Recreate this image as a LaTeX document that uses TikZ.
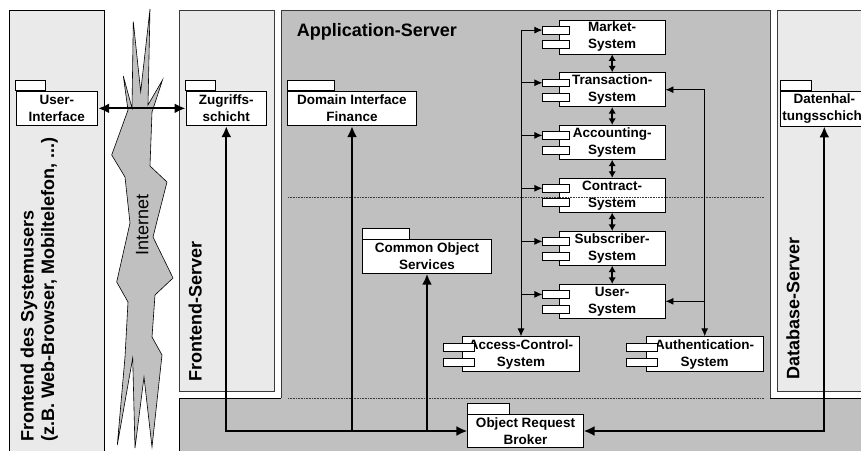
\documentclass[tikz,border=0pt]{standalone}
\usepackage{fontspec}
\setmainfont{Liberation Sans}
\usetikzlibrary{arrows.meta}
\definecolor{srvgray}{HTML}{C0C0C0}
\definecolor{panelgray}{HTML}{EAEAEA}
\definecolor{edgegray}{HTML}{3A3A3A}
\begin{document}
\begin{tikzpicture}[x=1pt,y=-1pt,
  boxfont/.style={font=\fontsize{13.5}{17}\selectfont\bfseries},
  bigfont/.style={font=\fontsize{18}{20.5}\selectfont\bfseries},
  pkg/.style={draw, fill=white, line width=0.8pt, inner sep=0pt, align=center, boxfont},
  tab/.style={draw, fill=white, line width=0.8pt},
  comp/.style={draw, fill=white, line width=0.8pt, inner sep=0pt, align=center, boxfont},
  port/.style={draw, fill=white, line width=0.8pt},
  panel/.style={fill=panelgray, draw=edgegray, line width=0.8pt},
  label/.style={inner sep=0pt, anchor=base west},
  bus/.style={line width=2.2pt, -{Latex[length=11pt,width=10pt]}},
  busboth/.style={line width=2.2pt, {Latex[length=11pt,width=10pt]}-{Latex[length=11pt,width=10pt]}},
  link/.style={line width=0.9pt, -{Latex[length=8pt,width=7pt]}},
  linkboth/.style={line width=0.9pt, {Latex[length=8pt,width=7pt]}-{Latex[length=8pt,width=7pt]}},
  stack/.style={line width=1.6pt, {Latex[length=6.5pt,width=7.5pt]}-{Latex[length=6.5pt,width=7.5pt]}},
  dotline/.style={densely dotted, line width=0.6pt, draw=edgegray}
]
\useasboundingbox (0,0) rectangle (861,450);
\clip (0,0) rectangle (861,450);
\fill[white] (0,0) rectangle (861,450);

% ---- server zones ----
\fill[srvgray] (179,398) rectangle (870,460);
\draw[line width=1pt] (179,460) -- (179,398) -- (281,398);
\draw[line width=1pt] (770,398) -- (870,398);
\fill[srvgray] (281,10) rectangle (770,398);
\draw[line width=1pt, draw=edgegray] (281,398) -- (281,10) -- (770,10) -- (770,398);
\draw[panel] (777,10) rectangle (875,391);
\draw[panel] (179,10) rectangle (274,391);
\draw[fill=panelgray, draw=black, line width=0.8pt] (9,10) rectangle (104,460);

% ---- internet cloud ----
\filldraw[fill=srvgray, draw=black, line width=0.6pt]
  (133.3,21.7) -- (140.7,91.7) -- (150,9) -- (148,105) -- (162.5,80) -- (152,112)
  -- (150,166) -- (167,182) -- (156,225) -- (153,237) -- (173,278) -- (155,295)
  -- (152,337) -- (162,355) -- (152,447) -- (144,377) -- (135,448) -- (132.7,358)
  -- (117.3,445) -- (125,357) -- (128,302) -- (116.7,282) -- (130,223) -- (125,177)
  -- (111.7,155) -- (128,110) -- (123.3,76) -- (132,108) -- cycle;

% ---- zone labels ----
\node[label, bigfont] (apptitle) at (296.7,36) {Application-Server};
\node[label, bigfont, rotate=90] (fstitle) at (201.7,381.7) {Frontend-Server};
\node[label, bigfont, rotate=90] (dbtitle) at (799.3,380) {Database-Server};
\node[label, bigfont, rotate=90] (fetitle) at (33.5,442) {Frontend des Systemusers};
\node[label, bigfont, rotate=90] (fesub) at (54,442) {(z.B. Web-Browser, Mobiltelefon, ...)};
\node[label, font=\fontsize{18}{20}\selectfont, rotate=90] (inet) at (148.3,256) {Internet};

% ---- packages ----
\node[pkg, minimum width=81.7pt, minimum height=34.7pt] (ui) at (56.85,108.35) {User-\\Interface};
\node[pkg, minimum width=80.7pt, minimum height=34.7pt] (zs) at (226.3,108.35) {Zugriffs-\\schicht};
\node[pkg, minimum width=129.4pt, minimum height=34.7pt] (dif) at (352,108.35) {Domain Interface\\Finance};
\node[pkg, minimum width=129.4pt, minimum height=34pt] (cos) at (427,256.3) {Common Object\\Services};
\node[pkg, minimum width=115.3pt, minimum height=33.4pt] (orb) at (525.5,431) {Object Request\\Broker};
\node[pkg, minimum width=87.3pt, minimum height=35pt] (dh) at (824.3,108.5) {Datenhal-\\tungsschicht};
\draw[tab] (ui.north west) rectangle ++(30,-10.5);
\draw[tab] (zs.north west) rectangle ++(30,-10.5);
\draw[tab] (dif.north west) rectangle ++(47.7,-10.5);
\draw[tab] (cos.north west) rectangle ++(47.7,-11);
\draw[tab] (orb.north west) rectangle ++(42.3,-11);
\draw[tab] (dh.north west) rectangle ++(31.6,-10.5);

% ---- components ----
\node[comp, minimum width=105.7pt, minimum height=34pt] (ms) at (612.2,37) {Market-\\System};
\node[comp, minimum width=105.7pt, minimum height=34pt] (ts) at (612.2,89.7) {Transaction-\\System};
\node[comp, minimum width=105.7pt, minimum height=34pt] (as) at (612.2,142.3) {Accounting-\\System};
\node[comp, minimum width=105.7pt, minimum height=34pt] (cs) at (612.2,195.2) {Contract-\\System};
\node[comp, minimum width=105.7pt, minimum height=34pt] (ss) at (612.2,248.3) {Subscriber-\\System};
\node[comp, minimum width=105.7pt, minimum height=34pt] (us) at (612.2,301.3) {User-\\System};
\node[comp, minimum width=116.6pt, minimum height=35pt] (ac) at (521,354.2) {Access-Control-\\System};
\node[comp, minimum width=117.3pt, minimum height=35pt] (au) at (704.7,354.2) {Authentication-\\System};
\foreach \n in {ms,ts,as,cs,ss,us} {
  \draw[port] ([xshift=-16.6pt,yshift=-6.7pt]\n.north west) rectangle ++(27.3,7.6);
  \draw[port] ([xshift=-16.6pt,yshift=-21pt]\n.north west) rectangle ++(27.3,8);
  \coordinate (\n-p) at ([xshift=-16.6pt,yshift=-10.5pt]\n.north west);
}
\foreach \n in {ac,au} {
  \draw[port] ([xshift=-19.4pt,yshift=-6.7pt]\n.north west) rectangle ++(31,8.3);
  \draw[port] ([xshift=-19.4pt,yshift=-21.7pt]\n.north west) rectangle ++(31,8.3);
}

% ---- dotted tier separators ----
\draw[dotline] (288,197) -- (764,197);
\draw[dotline] (288,398) -- (764,398);

% ---- connectors ----
\draw[busboth] (ui.east) -- (zs.west);
\draw[busboth] (zs.south) |- (orb.west);
\draw[bus] (dif.south |- orb.west) -- (dif.south);
\draw[bus] (cos.south |- orb.west) -- (cos.south);
\draw[busboth] (dh.south) |- (orb.east);

\draw[linkboth] (ac.north) |- (ms-p);
\foreach \n in {ts,as,cs,ss,us} {
  \draw[link] (ac.north |- \n-p) -- (\n-p);
}
\draw[linkboth] (ts.east) -| (au.north);
\draw[link] (au.north |- us.east) -- (us.east);

\draw[stack] (ms.south) -- (ts.north);
\draw[stack] (ts.south) -- (as.north);
\draw[stack] (as.south) -- (cs.north);
\draw[stack] (cs.south) -- (ss.north);
\draw[stack] (ss.south) -- (us.north);
\end{tikzpicture}
\end{document}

**EXERCISE BRIEF**
Reproduce the material in its entirety and word for word, without the pictures.

**WRITTEN SOLUTION**
Recreate this image as a LaTeX document that uses TikZ.
\documentclass[tikz,border=0pt]{standalone}
\usepackage{fontspec}
\setmainfont{Liberation Sans}
\usetikzlibrary{arrows.meta}
\definecolor{srvgray}{HTML}{C0C0C0}
\definecolor{panelgray}{HTML}{EAEAEA}
\definecolor{edgegray}{HTML}{3A3A3A}
\begin{document}
\begin{tikzpicture}[x=1pt,y=-1pt,
  boxfont/.style={font=\fontsize{13.5}{17}\selectfont\bfseries},
  bigfont/.style={font=\fontsize{18}{20.5}\selectfont\bfseries},
  pkg/.style={draw, fill=white, line width=0.8pt, inner sep=0pt, align=center, boxfont},
  tab/.style={draw, fill=white, line width=0.8pt},
  comp/.style={draw, fill=white, line width=0.8pt, inner sep=0pt, align=center, boxfont},
  port/.style={draw, fill=white, line width=0.8pt},
  panel/.style={fill=panelgray, draw=edgegray, line width=0.8pt},
  label/.style={inner sep=0pt, anchor=base west},
  bus/.style={line width=2.2pt, -{Latex[length=11pt,width=10pt]}},
  busboth/.style={line width=2.2pt, {Latex[length=11pt,width=10pt]}-{Latex[length=11pt,width=10pt]}},
  link/.style={line width=0.9pt, -{Latex[length=8pt,width=7pt]}},
  linkboth/.style={line width=0.9pt, {Latex[length=8pt,width=7pt]}-{Latex[length=8pt,width=7pt]}},
  stack/.style={line width=1.6pt, {Latex[length=6.5pt,width=7.5pt]}-{Latex[length=6.5pt,width=7.5pt]}},
  dotline/.style={densely dotted, line width=0.6pt, draw=edgegray}
]
\useasboundingbox (0,0) rectangle (861,450);
\clip (0,0) rectangle (861,450);
\fill[white] (0,0) rectangle (861,450);

% ---- server zones ----
\fill[srvgray] (179,398) rectangle (870,460);
\draw[line width=1pt] (179,460) -- (179,398) -- (281,398);
\draw[line width=1pt] (770,398) -- (870,398);
\fill[srvgray] (281,10) rectangle (770,398);
\draw[line width=1pt, draw=edgegray] (281,398) -- (281,10) -- (770,10) -- (770,398);
\draw[panel] (777,10) rectangle (875,391);
\draw[panel] (179,10) rectangle (274,391);
\draw[fill=panelgray, draw=black, line width=0.8pt] (9,10) rectangle (104,460);

% ---- internet cloud ----
\filldraw[fill=srvgray, draw=black, line width=0.6pt]
  (133.3,21.7) -- (140.7,91.7) -- (150,9) -- (148,105) -- (162.5,80) -- (152,112)
  -- (150,166) -- (167,182) -- (156,225) -- (153,237) -- (173,278) -- (155,295)
  -- (152,337) -- (162,355) -- (152,447) -- (144,377) -- (135,448) -- (132.7,358)
  -- (117.3,445) -- (125,357) -- (128,302) -- (116.7,282) -- (130,223) -- (125,177)
  -- (111.7,155) -- (128,110) -- (123.3,76) -- (132,108) -- cycle;

% ---- zone labels ----
\node[label, bigfont] (apptitle) at (296.7,36) {Application-Server};
\node[label, bigfont, rotate=90] (fstitle) at (201.7,381.7) {Frontend-Server};
\node[label, bigfont, rotate=90] (dbtitle) at (799.3,380) {Database-Server};
\node[label, bigfont, rotate=90] (fetitle) at (33.5,442) {Frontend des Systemusers};
\node[label, bigfont, rotate=90] (fesub) at (54,442) {(z.B. Web-Browser, Mobiltelefon, ...)};
\node[label, font=\fontsize{18}{20}\selectfont, rotate=90] (inet) at (148.3,256) {Internet};

% ---- packages ----
\node[pkg, minimum width=81.7pt, minimum height=34.7pt] (ui) at (56.85,108.35) {User-\\Interface};
\node[pkg, minimum width=80.7pt, minimum height=34.7pt] (zs) at (226.3,108.35) {Zugriffs-\\schicht};
\node[pkg, minimum width=129.4pt, minimum height=34.7pt] (dif) at (352,108.35) {Domain Interface\\Finance};
\node[pkg, minimum width=129.4pt, minimum height=34pt] (cos) at (427,256.3) {Common Object\\Services};
\node[pkg, minimum width=115.3pt, minimum height=33.4pt] (orb) at (525.5,431) {Object Request\\Broker};
\node[pkg, minimum width=87.3pt, minimum height=35pt] (dh) at (824.3,108.5) {Datenhal-\\tungsschicht};
\draw[tab] (ui.north west) rectangle ++(30,-10.5);
\draw[tab] (zs.north west) rectangle ++(30,-10.5);
\draw[tab] (dif.north west) rectangle ++(47.7,-10.5);
\draw[tab] (cos.north west) rectangle ++(47.7,-11);
\draw[tab] (orb.north west) rectangle ++(42.3,-11);
\draw[tab] (dh.north west) rectangle ++(31.6,-10.5);

% ---- components ----
\node[comp, minimum width=105.7pt, minimum height=34pt] (ms) at (612.2,37) {Market-\\System};
\node[comp, minimum width=105.7pt, minimum height=34pt] (ts) at (612.2,89.7) {Transaction-\\System};
\node[comp, minimum width=105.7pt, minimum height=34pt] (as) at (612.2,142.3) {Accounting-\\System};
\node[comp, minimum width=105.7pt, minimum height=34pt] (cs) at (612.2,195.2) {Contract-\\System};
\node[comp, minimum width=105.7pt, minimum height=34pt] (ss) at (612.2,248.3) {Subscriber-\\System};
\node[comp, minimum width=105.7pt, minimum height=34pt] (us) at (612.2,301.3) {User-\\System};
\node[comp, minimum width=116.6pt, minimum height=35pt] (ac) at (521,354.2) {Access-Control-\\System};
\node[comp, minimum width=117.3pt, minimum height=35pt] (au) at (704.7,354.2) {Authentication-\\System};
\foreach \n in {ms,ts,as,cs,ss,us} {
  \draw[port] ([xshift=-16.6pt,yshift=-6.7pt]\n.north west) rectangle ++(27.3,7.6);
  \draw[port] ([xshift=-16.6pt,yshift=-21pt]\n.north west) rectangle ++(27.3,8);
  \coordinate (\n-p) at ([xshift=-16.6pt,yshift=-10.5pt]\n.north west);
}
\foreach \n in {ac,au} {
  \draw[port] ([xshift=-19.4pt,yshift=-6.7pt]\n.north west) rectangle ++(31,8.3);
  \draw[port] ([xshift=-19.4pt,yshift=-21.7pt]\n.north west) rectangle ++(31,8.3);
}

% ---- dotted tier separators ----
\draw[dotline] (288,197) -- (764,197);
\draw[dotline] (288,398) -- (764,398);

% ---- connectors ----
\draw[busboth] (ui.east) -- (zs.west);
\draw[busboth] (zs.south) |- (orb.west);
\draw[bus] (dif.south |- orb.west) -- (dif.south);
\draw[bus] (cos.south |- orb.west) -- (cos.south);
\draw[busboth] (dh.south) |- (orb.east);

\draw[linkboth] (ac.north) |- (ms-p);
\foreach \n in {ts,as,cs,ss,us} {
  \draw[link] (ac.north |- \n-p) -- (\n-p);
}
\draw[linkboth] (ts.east) -| (au.north);
\draw[link] (au.north |- us.east) -- (us.east);

\draw[stack] (ms.south) -- (ts.north);
\draw[stack] (ts.south) -- (as.north);
\draw[stack] (as.south) -- (cs.north);
\draw[stack] (cs.south) -- (ss.north);
\draw[stack] (ss.south) -- (us.north);
\end{tikzpicture}
\end{document}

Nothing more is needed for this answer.